*AIM OF THE EXERCISE*: The line holding "(0,0) rectangle (902,617);" is the last one to output; start at the first line of the data, keep every line in between exactly, and leave out pictures.
------ DATA
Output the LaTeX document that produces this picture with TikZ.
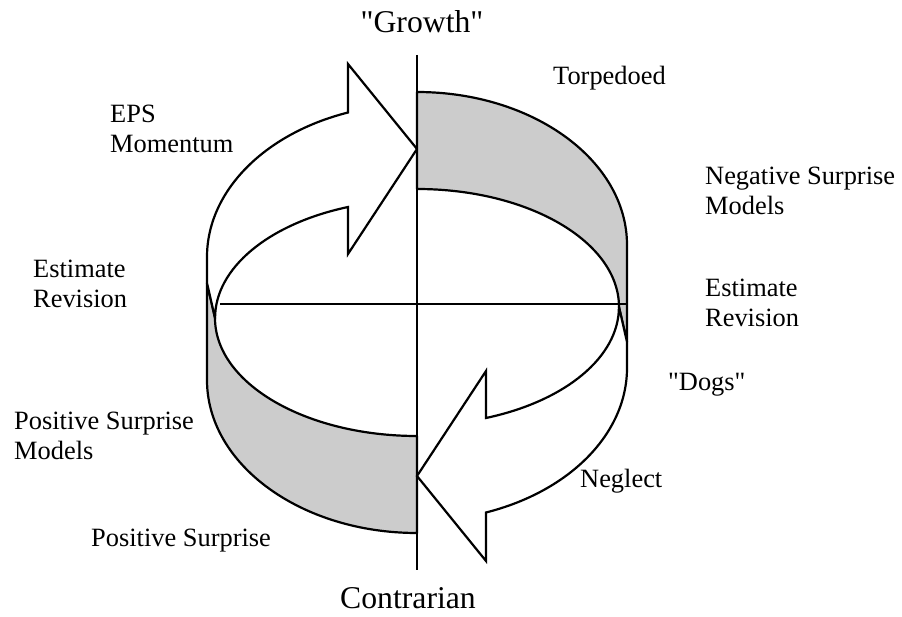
\documentclass[tikz,border=0pt]{standalone}
\usepackage{fontspec}
\newfontfamily\labelfont{Liberation Serif}
\tikzset{
  band/.style={draw, line width=2.2pt, fill=black!20, line join=round},
  bigarrow/.style={draw, line width=2.2pt, fill=white, line join=miter},
  axis/.style={line width=2pt},
  lbl/.style={inner sep=0pt, font=\labelfont\fontsize{26.4}{30}\selectfont, align=left},
  title/.style={inner sep=0pt, font=\labelfont\fontsize{31.7}{36}\selectfont}
}
\begin{document}
\begin{tikzpicture}[x=1pt,y=-1pt]
\useasboundingbox (0,0) rectangle (902,617);

% Define coordinates
\coordinate (C) at (417,312.5); % centre of the ring
\coordinate (T) at (417,55);    % top of the vertical axis
\coordinate (B) at (417,570);   % bottom of the vertical axis
\coordinate (L) at (220,304);   % left end of the horizontal axis
\coordinate (R) at (628,304);   % right end of the horizontal axis

% Draw the two halves of the ring, the second one turned round the centre
\foreach \r in {0,180}{
  \begin{scope}[rotate around={\r:(C)}]
    % shaded band
    \filldraw[band] (207,283) -- (215,318)
      arc[start angle=180, end angle=90, x radius=202, y radius=118]
      -- (417,533)
      arc[start angle=90, end angle=180, x radius=210, y radius=153]
      -- cycle;
    % arrow
    \filldraw[bigarrow] (215,318) -- (207,283) -- (207,257)
      arc[start angle=180, end angle=250.8, x radius=210, y radius=153]
      -- (348,64) -- (417,149) -- (348,254) -- (348,207)
      arc[start angle=250, end angle=180, x radius=202, y radius=118]
      -- cycle;
  \end{scope}
}

% Draw axes
\draw[axis] (T) -- (B);
\draw[axis] (L) -- (R);

% Labels
\node[title, anchor=base] (growth) at (422,33) {"Growth"};
\node[title, anchor=base] (contrarian) at (408,608) {Contrarian};
\node[lbl, anchor=north west] (eps) at (110,105) {EPS\\Momentum};
\node[lbl, anchor=base west] (torpedoed) at (553,85) {Torpedoed};
\node[lbl, anchor=north west] (negmodels) at (705,167) {Negative Surprise\\Models};
\node[lbl, anchor=north west] (revleft) at (33,260) {Estimate\\Revision};
\node[lbl, anchor=north west] (revright) at (705,279) {Estimate\\Revision};
\node[lbl, anchor=base west] (dogs) at (668,390) {"Dogs"};
\node[lbl, anchor=north west] (posmodels) at (14,412) {Positive Surprise\\Models};
\node[lbl, anchor=base west] (neglect) at (580,487) {Neglect};
\node[lbl, anchor=base west] (possurprise) at (91,546) {Positive Surprise};

\end{tikzpicture}
\end{document}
------------
*EXPECTED ANSWER*:
Output the LaTeX document that produces this picture with TikZ.
\documentclass[tikz,border=0pt]{standalone}
\usepackage{fontspec}
\newfontfamily\labelfont{Liberation Serif}
\tikzset{
  band/.style={draw, line width=2.2pt, fill=black!20, line join=round},
  bigarrow/.style={draw, line width=2.2pt, fill=white, line join=miter},
  axis/.style={line width=2pt},
  lbl/.style={inner sep=0pt, font=\labelfont\fontsize{26.4}{30}\selectfont, align=left},
  title/.style={inner sep=0pt, font=\labelfont\fontsize{31.7}{36}\selectfont}
}
\begin{document}
\begin{tikzpicture}[x=1pt,y=-1pt]
\useasboundingbox (0,0) rectangle (902,617);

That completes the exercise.